For Luisi, the project caps a long association with Wagner’s tetralogy. He led the Ring during nine years at the head of Zurich Opera and at the Metropolitan Opera, where he served six seasons as principal guest conductor and won a Grammy for his account of Siegfried and Götterdämmerung. “Wagner’s Ring cycle has been one of the most important and meaningful projects of my time with the Dallas Symphony Orchestra,” he said in announcing the release. “The Ring holds a special and profound place in the history of music, and for me it has always been a deeply personal, transformational experience.”
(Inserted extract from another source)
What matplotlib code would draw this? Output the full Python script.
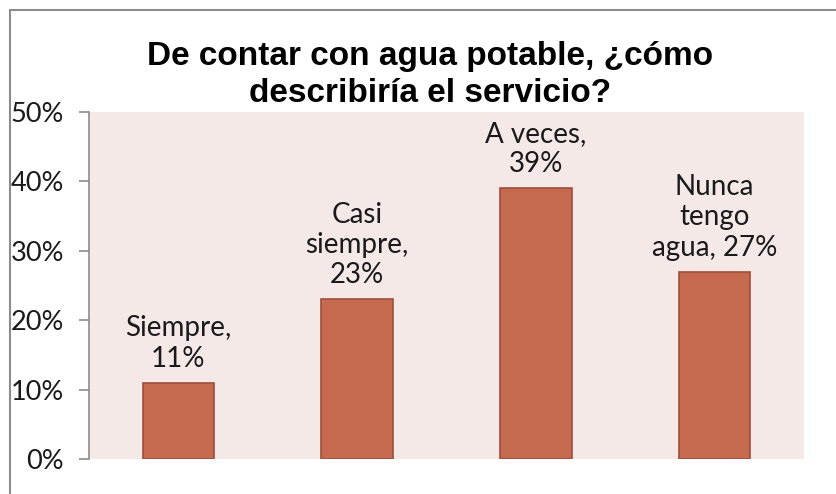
import matplotlib.pyplot as plt
import matplotlib.ticker as mticker
from matplotlib.patches import Rectangle

# Data
categories = ['Siempre', 'Casi siempre', 'A veces', 'Nunca tengo agua']
values = [11, 23, 39, 27]
bar_labels = ['Siempre,\n11%', 'Casi\nsiempre,\n23%', 'A veces,\n39%', 'Nunca\ntengo\nagua, 27%']
yticks = [0, 10, 20, 30, 40, 50]

plt.rcParams['font.family'] = ['Lato', 'DejaVu Sans']

fig = plt.figure(figsize=(8.37, 4.94), dpi=100)
ax = fig.add_axes([89/837, 1 - 459/494, (804-89)/837, (459-112)/494])

x = range(len(categories))
ax.bar(x, values, width=0.4, color='#c5694f', edgecolor='#9e4f3b', linewidth=1.2, zorder=3)
for xi, v, lab in zip(x, values, bar_labels):
    ax.text(xi, v + 1.6, lab, ha='center', va='bottom', fontsize=20, color='#1a1a1a',
            linespacing=1.2)

ax.set_xlim(-0.5, len(categories) - 0.5)
ax.set_ylim(0, 50)
ax.set_yticks(yticks)
ax.yaxis.set_major_formatter(mticker.FuncFormatter(lambda v, p: f'{v:.0f}%'))
ax.set_xticks([])
ax.set_facecolor('#f4e9e7')
for s in ['top', 'right', 'bottom']:
    ax.spines[s].set_visible(False)
ax.spines['left'].set_color('#8c8c8c')
ax.spines['left'].set_linewidth(1.2)
ax.tick_params(axis='y', direction='out', length=7, color='#8c8c8c', width=1.2,
               labelsize=19.5, labelcolor='#1a1a1a', pad=11)

fig.text(430/837, 1 - 75/494, 'De contar con agua potable, ¿cómo\ndescribiría el servicio?',
         ha='center', va='center', fontsize=24, fontweight='bold',
         family=['Liberation Sans', 'DejaVu Sans'], linespacing=1.25)

# outer chart border
fig.add_artist(Rectangle((10/837, -0.05), 1.0, 1 - 10/494 + 0.05, transform=fig.transFigure,
                         fill=False, edgecolor='#8c8c8c', linewidth=1.5))

fig.savefig('out.png', dpi=100)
The Dallas Symphony Orchestra. Image © Sylvia Elzafon.
A milestone for the orchestra
For the Dallas Symphony Orchestra, the release marks a high point in the ensemble’s 125-year history. The orchestra joins the small group of American symphonies that have committed a complete Ring to disc, and the project also opens a new partnership between the DSO and Outhere Music, whose European-based labels include Alpha Classics, Ricercar, and Ramée alongside Delos.
Apple Music Classical’s involvement extends beyond this release. The DSO partnership is the opening chapter of a year-long programme the platform is rolling out in connection with the Bayreuth anniversary, drawing on archival material and new productions from leading houses and orchestras through 2026.
The cycle is available to stream exclusively on Apple Music Classical from May 8 ahead of the worldwide Delos release on May 22.